Sehubungan dengan itu, lahan kering di Indonesia memiliki potensi besar untuk dioptimalkan sebagai lahan produktif melalui penerapan teknologi budi daya yang tepat.
Namun, pemanfaatannya masih menghadapi berbagai tantangan seperti alih fungsi lahan, penurunan kualitas tanah, persaingan penggunaan lahan dan air, serta variabilitas curah hujan.

Salah satu solusi yang dapat diterapkan untuk meningkatkan produktivitas adalah sistem tumpangsari atau tanam ganda, yang memungkinkan berbagai jenis kacang-kacangan ditanam bersamaan dengan jagung di lahan kering.
Sistem ini meningkatkan efisiensi penggunaan lahan serta hasil produksi secara keseluruhan. Diversifikasi tanaman juga penting untuk mengoptimalkan produktivitas dan mengurangi risiko gagal panen.
Untuk membahas persoalan ini, BRIN melalui Pusat Riset Tanaman Pangan, Organisasi Riset Pertanian dan Pangan menyelenggarakan Webinar Teras-TP #1 bertajuk “Dukungan Teknologi Produksi Aneka Kacang dan Jagung dalam Mewujudkan Swasembada Pangan” pada Selasa (11/02).
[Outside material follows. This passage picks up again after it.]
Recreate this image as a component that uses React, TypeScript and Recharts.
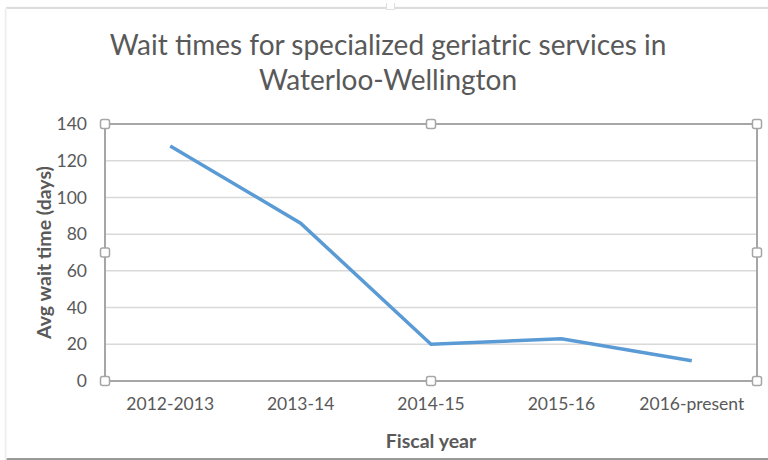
import { LineChart, Line, XAxis, YAxis, CartesianGrid, ReferenceArea } from "recharts";

const years = ["2012-2013", "2013-14", "2014-15", "2015-16", "2016-present"];
const waitDays = [128, 86, 20, 23, 11];
const yTicks = [0, 20, 40, 60, 80, 100, 120, 140];

const data = years.map((year, i) => ({ year, days: waitDays[i] }));

const FONT = "Lato, 'Open Sans', sans-serif";
const TEXT = "#595959";
const FRAME = "#a6a6a6";

// Excel-style selection handles around the plot area
function PlotFrame(props: any) {
  const { x, y, width, height } = props;
  const hs = 9;
  const pts = [
    [x, y], [x + width / 2, y], [x + width, y],
    [x, y + height / 2], [x + width, y + height / 2],
    [x, y + height], [x + width / 2, y + height], [x + width, y + height],
  ];
  return (
    <g>
      <rect x={x} y={y} width={width} height={height} fill="none" stroke={FRAME} strokeWidth={2} />
      {pts.map(([px, py], i) => (
        <rect key={i} x={px - hs / 2} y={py - hs / 2} width={hs} height={hs} rx={2}
          fill="#fff" stroke={FRAME} strokeWidth={1.5} />
      ))}
    </g>
  );
}

export default function App() {
  return (
    <div style={{ position: "absolute", left: 0, top: 0, width: 768, height: 460, background: "#fff", overflow: "hidden", fontFamily: FONT }}>
      <div style={{ position: "absolute", left: 6, top: 7, width: 770, height: 449, borderTop: "2px solid #dcdcdc", borderLeft: "1px solid #f6f6f6", borderBottom: "3px solid #9a9a9a", boxShadow: "0 1px 2px #c8c8c8" }} />
      <div style={{ position: "absolute", left: 386, top: 3, width: 7, height: 6, border: "1px solid #e0e0e0", borderTop: "none", background: "#fff" }} />
      <div style={{ position: "absolute", left: 0, top: 27, width: 776, textAlign: "center", color: TEXT, fontSize: 28, lineHeight: "35px" }}>
        Wait times for specialized geriatric services in<br />Waterloo-Wellington
      </div>
      <div style={{ position: "absolute", left: 0, top: 0 }}>
        <LineChart width={768} height={460} data={data} margin={{ top: 124, right: 11, bottom: 0, left: 0 }}>
          <CartesianGrid vertical={false} stroke="#d9d9d9" strokeWidth={1.5} />
          <XAxis
            dataKey="year"
            scale="band"
            axisLine={false}
            tickLine={false}
            tickSize={0}
            tickMargin={17}
            tick={{ fill: TEXT, fontSize: 17.5, fontFamily: FONT }}
            label={{ value: "Fiscal year", position: "insideBottom", offset: 12, fill: TEXT, fontSize: 19.5, fontWeight: "bold", fontFamily: FONT }}
            height={79}
          />
          <YAxis
            domain={[0, 140]}
            ticks={yTicks}
            width={105}
            axisLine={false}
            tickLine={false}
            tickSize={0}
            tickMargin={18}
            tick={{ fill: TEXT, fontSize: 17.5, fontFamily: FONT }}
            label={{ value: "Avg wait time (days)", angle: -90, position: "insideLeft", offset: 44, style: { textAnchor: "middle" }, fill: TEXT, fontSize: 19.5, fontWeight: "bold", fontFamily: FONT }}
          />
          <ReferenceArea y1={0} y2={140} shape={<PlotFrame />} />
          <Line type="linear" dataKey="days" stroke="#5b9bd5" strokeWidth={3.5} dot={false} isAnimationActive={false} />
        </LineChart>
      </div>
    </div>
  );
}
Sinergi Teknologi dan Peran Swasta
Dalam sambutannya, Kepala Organisasi Riset Pertanian dan Pangan BRIN, Puji Lestari, menegaskan bahwa peningkatan produktivitas lahan kering dapat dicapai melalui sistem tumpangsari sebagai solusi keterbatasan lahan produktif dan rendahnya produksi pertanian.
“Peran serta pihak swasta sangat penting dalam mendukung swasembada pangan melalui investasi, pengembangan teknologi, penyediaan infrastruktur, serta kemitraan dengan petani. Teknologi produksi yang tepat, seperti penggunaan varietas jagung hibrida dan teknologi spesifik lokasi, dapat mengatasi kendala ketersediaan sarana produksi,” ujarnya.
Puji juga menyoroti peran petani milenial dalam memanfaatkan teknologi modern dan inovasi untuk mencapai kesuksesan serta berkontribusi pada ketahanan pangan nasional. “Dengan sinergi pemanfaatan lahan kering, teknologi tumpangsari, peningkatan produksi jagung, serta keterlibatan swasta dan petani milenial, diharapkan Indonesia dapat mewujudkan swasembada pangan dan meningkatkan kesejahteraan petani,” harapnya.
Target Swasembada Dipercepat
Pada kesempatan yang sama, Kepala Pusat Riset Tanaman Pangan BRIN, Yudhistira Nugraha, mengungkapkan bahwa target swasembada pangan yang semula direncanakan pada 2027 dimajukan menjadi 2025. Hal ini menjadi tantangan besar bagi seluruh pemangku kepentingan, termasuk petani, akademisi, dan pelaku industri pangan untuk terlibat semaksimal mungkin meningkatkan produksi guna mewujudkan cita-cita swasembada pangan tersebut.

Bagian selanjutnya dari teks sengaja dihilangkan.